One evaluator Sando spoke to thought the Vikings reached on some of the picks they made, while another executive was surprised by the move out of 12 given the consensus idea that there was a drop-off in talent after the first 14-16 players.
“My theory is they didn’t think the corner, [Trent] McDuffie, was worth the 12th pick,” an evaluator said. “If they thought it was a deep corner draft and this [Andrew] Booth kid and [Akayleb] Evans can play, then the trade works for Minnesota.”
I recommend checking out the full article from Sando, which has this kind of anonymous league insight on all 32 teams’ drafts.
A similar story from ESPN’s Jeremy Fowler supports the idea that the belief around the league was Adofo-Mensah was going to trade back no matter what.

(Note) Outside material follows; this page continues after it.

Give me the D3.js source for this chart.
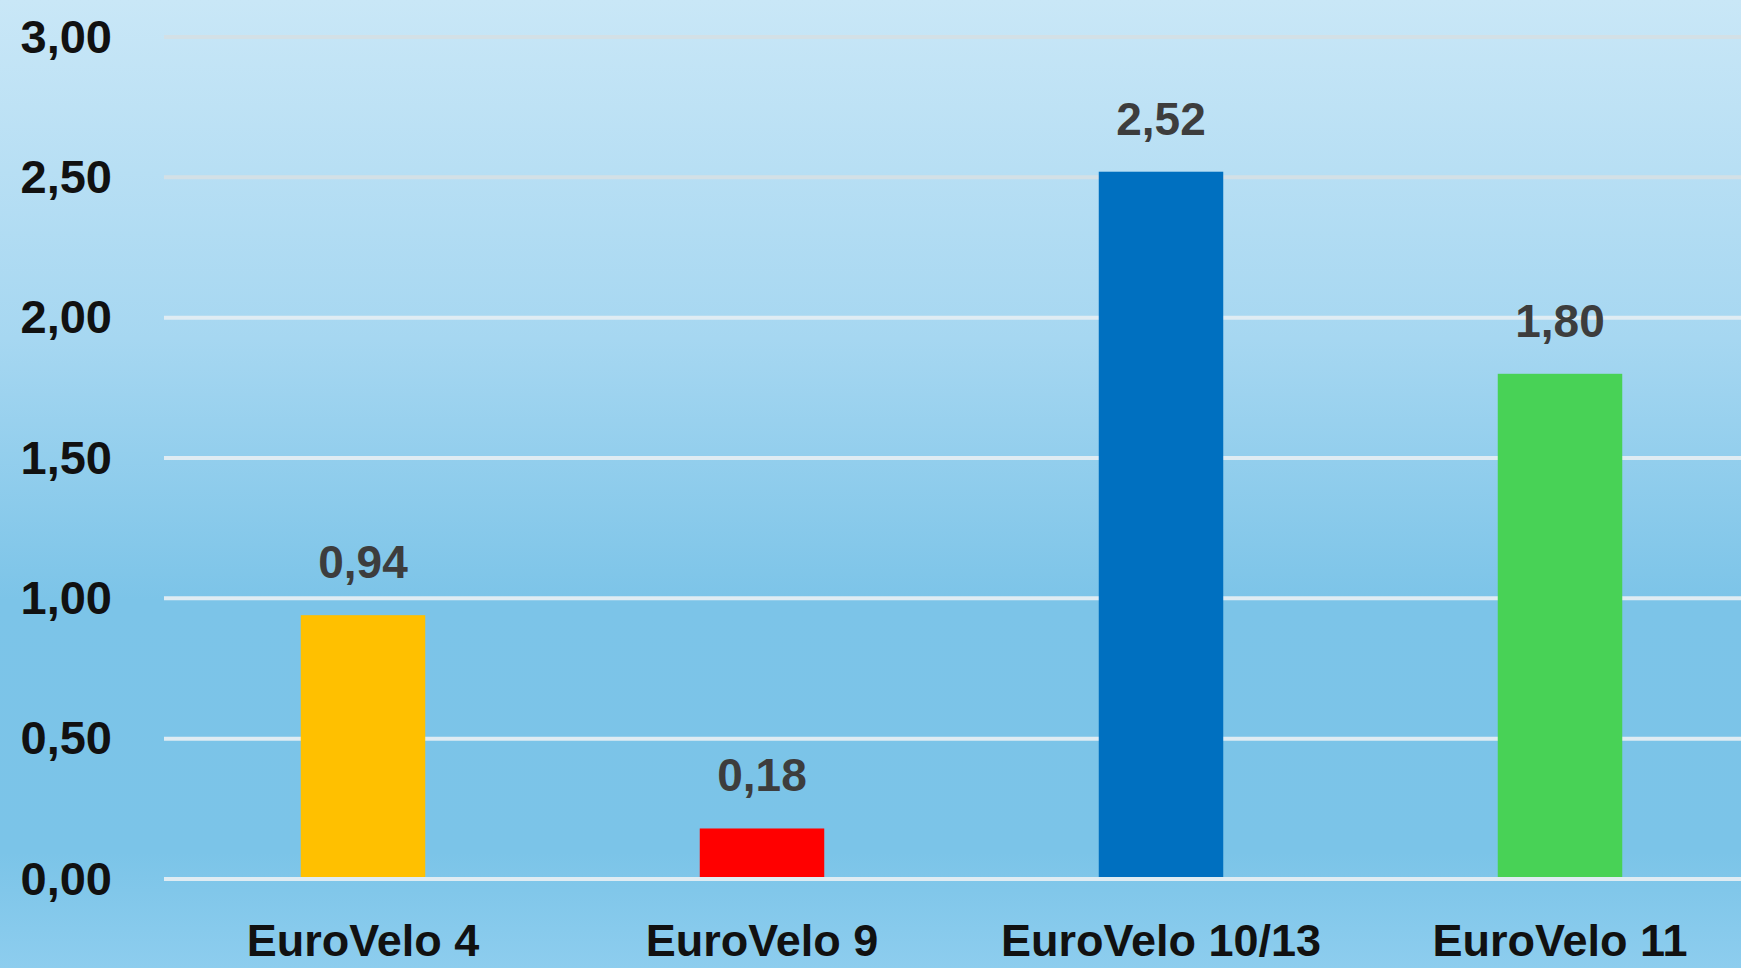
<!DOCTYPE html>
<html>
<head>
<meta charset="utf-8">
<script src="https://cdn.jsdelivr.net/npm/d3@7"></script>
<style>
  html, body { margin: 0; padding: 0; overflow: hidden; }
  svg { display: block; }
</style>
</head>
<body>
<svg id="chart"></svg>
<script>
const categories = ["EuroVelo 4", "EuroVelo 9", "EuroVelo 10/13", "EuroVelo 11"];
const values = [0.94, 0.18, 2.52, 1.80];
const barColors = ["#FFC000", "#FF0000", "#0070C0", "#48D256"];
const yTicks = [0, 0.5, 1, 1.5, 2, 2.5, 3];

const W = 1741, H = 968;
const plot = { left: 164, right: 1741, top: 37, bottom: 879 };

const locale = d3.formatLocale({ decimal: ",", thousands: ".", grouping: [3], currency: ["", "€"] });
const fmt = locale.format(".2f");

const svg = d3.select("#chart").attr("width", W).attr("height", H);

// Background gradient
const grad = svg.append("defs").append("linearGradient")
    .attr("id", "bg").attr("x1", 0).attr("y1", 0).attr("x2", 0).attr("y2", 1);
grad.append("stop").attr("offset", "0%").attr("stop-color", "#c9e7f7");
grad.append("stop").attr("offset", "35%").attr("stop-color", "#a6d7f1");
grad.append("stop").attr("offset", "62%").attr("stop-color", "#7cc4e8");
grad.append("stop").attr("offset", "88%").attr("stop-color", "#7bc4e8");
grad.append("stop").attr("offset", "100%").attr("stop-color", "#8dcdee");
svg.append("rect").attr("width", W).attr("height", H).attr("fill", "url(#bg)");

const y = d3.scaleLinear().domain([0, 3]).range([plot.bottom, plot.top]);
const x = d3.scaleBand().domain(categories).range([163.5, 1759.5]).padding(0);
const barW = x.bandwidth() * 0.312;

// Gridlines
svg.append("g")
  .selectAll("line")
  .data(yTicks)
  .enter()
  .append("line")
    .attr("x1", plot.left)
    .attr("x2", plot.right)
    .attr("y1", d => y(d))
    .attr("y2", d => y(d))
    .attr("stroke", d => d >= 2.5 ? "#d3e0e6" : "#dfecf3")
    .attr("stroke-width", 4);

// Y axis
const yAxis = svg.append("g")
    .attr("transform", `translate(${plot.left},0)`)
    .call(d3.axisLeft(y).tickValues(yTicks).tickFormat(fmt).tickSize(0).tickPadding(52));
yAxis.select(".domain").remove();
yAxis.selectAll("text")
    .attr("font-family", "Liberation Sans, Arial, sans-serif")
    .attr("font-weight", "bold")
    .attr("font-size", 47)
    .attr("fill", "#111111");

// X axis (labels sit right at the bottom edge, as in the reference)
const xAxis = svg.append("g")
    .attr("transform", `translate(0,${plot.bottom})`)
    .call(d3.axisBottom(x).tickSize(0).tickPadding(45));
xAxis.select(".domain").remove();
xAxis.selectAll("text")
    .attr("font-family", "Liberation Sans, Arial, sans-serif")
    .attr("font-weight", "bold")
    .attr("font-size", 45)
    .attr("fill", "#111111");

// Bars
const data = categories.map((c, i) => ({ cat: c, value: values[i], color: barColors[i] }));
svg.append("g")
  .selectAll("rect")
  .data(data)
  .enter()
  .append("rect")
    .attr("x", d => x(d.cat) + (x.bandwidth() - barW) / 2)
    .attr("width", barW)
    .attr("y", d => y(d.value))
    .attr("height", d => y(0) - y(d.value) - 2)
    .attr("fill", d => d.color);

// Value labels
svg.append("g")
  .selectAll("text")
  .data(data)
  .enter()
  .append("text")
    .attr("x", d => x(d.cat) + x.bandwidth() / 2)
    .attr("y", d => y(d.value) - 37)
    .attr("text-anchor", "middle")
    .attr("font-family", "Liberation Sans, Arial, sans-serif")
    .attr("font-weight", "bold")
    .attr("font-size", 46)
    .attr("fill", "#3d3d3d")
    .text(d => fmt(d.value));
</script>
</body>
</html>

A first-time general manager eschewing his first draft pick for the right to move back 20 spots might seem like a surprise, but for those who know Kwesi Adofo-Mensah, this was a telegraphed move. “He’s trading out. Guarantee it,” an AFC scout said. “He’s all about value and volume.”
Another note from Fowler’s piece: Oklahoma linebacker Brian Asamoah II, who the Vikings got with the No. 66 overall pick, “was consistently mentioned among scouts as an underrated player in the draft process.”